Буря мглою небо кроет,
Вихри снежные крутя…
Долго еще потом звучал в моих ушах голос Топоркова, читающего эти стихи…
О людях, подобных Топоркову, хорошо говорить с теми, кто видел их на сцене или помнит живое с ними общение: его искусство несло на себе печать безусловной правды и оттого излучало энергию радости. В этом он несомненно родня своим любимым авторам – Островскому, Толстому, Булгакову и, через Булгакова, Пушкину. Вот почему еще долго после его ухода я ловлю на лицах людей, с которыми о нем вспоминаю, отблеск веселого света.
Ольга Леонардовна
В юности я боготворил Чехова. Он был для меня больше, чем любимый писатель. В ту пору, когда еще не различаешь, где несомненные твои чувства, а где отроческое подражание чужим, меня поработил Чехов. "Чеховская тоска" и "чеховский юмор" проходили по мне волнами и усваивались, будто состояния собственной души. Нечего и говорить, что я пересмотрел на московской сцене все шедшие тогда его пьесы, целыми страницами жарил наизусть его рассказы и ввертывал в разговор фразы из его писем, надолго ставших моим любимым чтением.
Я хотел знать, я заранее любил всякую подробность его жизни, всякую мелочь, какая его касалась.
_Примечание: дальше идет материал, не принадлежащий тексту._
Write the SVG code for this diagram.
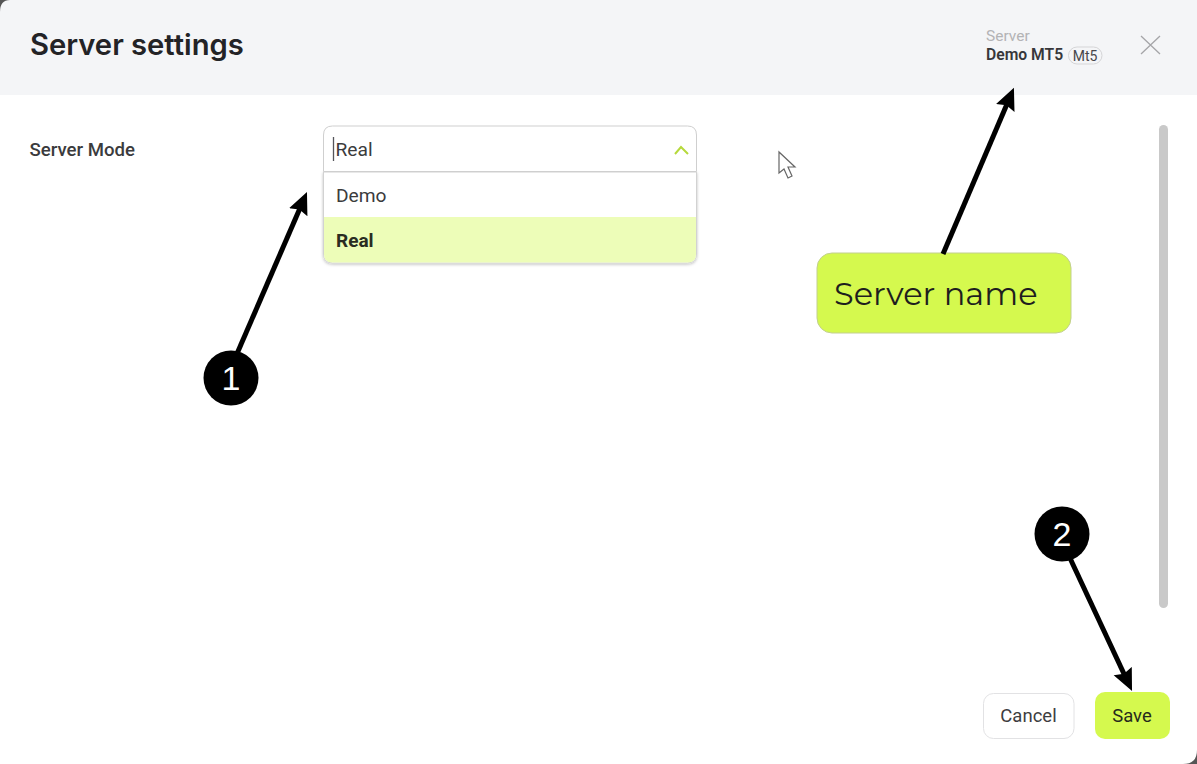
<svg xmlns="http://www.w3.org/2000/svg" width="1197" height="764" viewBox="0 0 1197 764">
<style>
.r{font-family:Roboto,"Liberation Sans",sans-serif}
.l{font-size:19.200px;fill:#3b3b3d}
.arrow{stroke:#000;stroke-width:5;fill:none}
.badge{fill:#000}
.num{font-family:"Liberation Sans",Arial,sans-serif;font-size:34px;fill:#fff;text-anchor:middle}
</style>
<defs>
<marker id="ah" markerUnits="userSpaceOnUse" markerWidth="26" markerHeight="24" refX="12" refY="10" orient="auto"><path d="M0 0L22 10L0 20L3 10Z" fill="#000"/></marker>
<filter id="sh" x="-5%" y="-10%" width="110%" height="125%"><feDropShadow dx="0" dy="1" stdDeviation="1.500" flood-color="#000" flood-opacity=".25"/></filter>
</defs>
<rect width="1197" height="764" fill="#fff"/>
<path id="header" d="M0 0H1197V95H0Z" fill="#f4f5f7"/>
<path d="M0 12Q0 0 10 0H0Z" fill="#555"/>
<path d="M1197 750Q1197 764 1183 764H1197Z" fill="#555"/>
<text x="30" y="55" font-family="Inter,'Noto Sans',sans-serif" font-size="29.200" font-weight="600" fill="#232326">Server settings</text>
<g id="server-info">
<text x="986" y="40.500" class="r" font-size="15.500" fill="#b3b3b5">Server</text>
<text x="986" y="60" class="r" font-size="15.700" font-weight="600" fill="#37373a">Demo MT5</text>
<rect x="1068.500" y="47" width="33.500" height="17" rx="8.500" fill="#f4f5f7" stroke="#d5d5d7"/>
<text x="1085" y="60.500" class="r" font-size="14" fill="#47474a" text-anchor="middle">Mt5</text>
</g>
<path id="close" d="M1141 36L1160 54M1160 36L1141 54" stroke="#a5a5a8" stroke-width="1.300" fill="none"/>
<text x="29.500" y="156" class="r" font-size="18.600" font-weight="500" fill="#3b3b3d">Server Mode</text>
<g id="server-mode-select">
<path d="M323.500 172H696.500V254Q696.500 263 687.500 263H332.500Q323.500 263 323.500 254Z" fill="#fff" stroke="#d2d2d2" filter="url(#sh)"/>
<path d="M323.500 171.500H696.500V135Q696.500 126 687.500 126H332.500Q323.500 126 323.500 135Z" fill="#fff" stroke="#cfcfcf"/>
<path d="M333.500 137V161" stroke="#55555a" stroke-width="1.300"/>
<text x="335.500" y="156" class="r l">Real</text>
<path d="M675 154L681 147L688 154" stroke="#b6d93c" stroke-width="2" fill="none"/>
<text x="336" y="202" class="r l">Demo</text>
<path d="M324 217H696V254Q696 262.500 688 262.500H332Q324 262.500 324 254Z" fill="#edfdb8"/>
<text x="336" y="247" class="r" font-size="19" font-weight="700" fill="#2a2d22">Real</text>
</g>
<rect id="scrollbar" x="1159" y="125" width="9" height="483" rx="4.500" fill="#c9c9c9"/>
<path id="cursor" d="M779 152V173L784 169L788 178L792 176L788 167L795 167Z" fill="#fff" stroke="#666" stroke-width="1.200"/>
<g id="cancel"><rect x="983.500" y="693.500" width="90.500" height="45" rx="10" fill="#fff" stroke="#e2e2e4"/>
<text x="1028.500" y="722" class="r" font-size="18.500" fill="#3d3d40" text-anchor="middle">Cancel</text></g>
<g id="save"><rect x="1095" y="692" width="75" height="47" rx="10" fill="#d5f94e"/>
<text x="1132" y="722" class="r" font-size="18.500" fill="#26291c" text-anchor="middle">Save</text></g>
<g id="callout"><rect x="817" y="253" width="254" height="80" rx="15" fill="#d5f94e" stroke="#c2cf8f"/>
<text x="834" y="305" font-family="Montserrat,'Noto Sans',sans-serif" font-size="32" fill="#1e1e1e">Server name</text></g>
<g id="connectors">
<path class="arrow" d="M236 356L303 201.200" marker-end="url(#ah)"/>
<path class="arrow" d="M943 254L1010 97" marker-end="url(#ah)"/>
<path class="arrow" d="M1069 556L1127.800 682" marker-end="url(#ah)"/>
</g>
<g id="badge-1"><circle class="badge" cx="231" cy="378" r="27.500"/><text x="231" y="390" class="num">1</text></g>
<g id="badge-2"><circle class="badge" cx="1062" cy="534" r="27.500"/><text x="1062" y="546" class="num">2</text></g>
</svg>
Но было тут одно странное исключение. Пристрастный ко всему, что с ним связано, я определенно недолюбливал его жену Книппер-Чехову. Как это она не бросила театр, не осталась с ним, когда он задыхался на своем "Чертовом острове", в "парикмахерском городе", постылой Ялте! С недобрым удовлетворением я отмечал про себя в его письмах, таких личных и нежно-шутливых, словечки – "актрисулька", "змея", "сентиментальная немка", обращенные к Книппер. Нет, не пара ему эта холодная особа, не решившаяся принести в жертву больному Чехову свой сценический успех, – таково было расхожее мнение, и я охотно ему покорился.
Литератор А. Б. Дерман, опубликовавший еще в З0-е годы в двух плотных зелененьких томиках взаимную переписку Чехова и Книппер, пожалуй, поторопился и сделал Ольге Леонардовне дурную услугу: пристрастное чувство, частенько возникающее у читателей к женам своих кумиров (пусть бы Пушкин женился не на Наталии Николаевне, а на пушкинисте Щеголеве, иронизировал Б. Пастернак), обратилось и против Книппер. И никакие заслуги собственной громкой театральной славы не могли заставить замолчать ревнивую молву.
А все же это было чудо: в одно время с нами, в одном городе и даже в том же доме, где я жил в раннем детстве, жила вдова Чехова – это не могло не будоражить воображение.
Когда целое поколение сменяется и уходит, оно еще оставляет нам на какой-то срок своих одиноких часовых, последних вестников прошлого, способных донести до нас дыхание былой эпохи. И внезапное пересечение их с нашей жизнью поражает, как весть с иной планеты.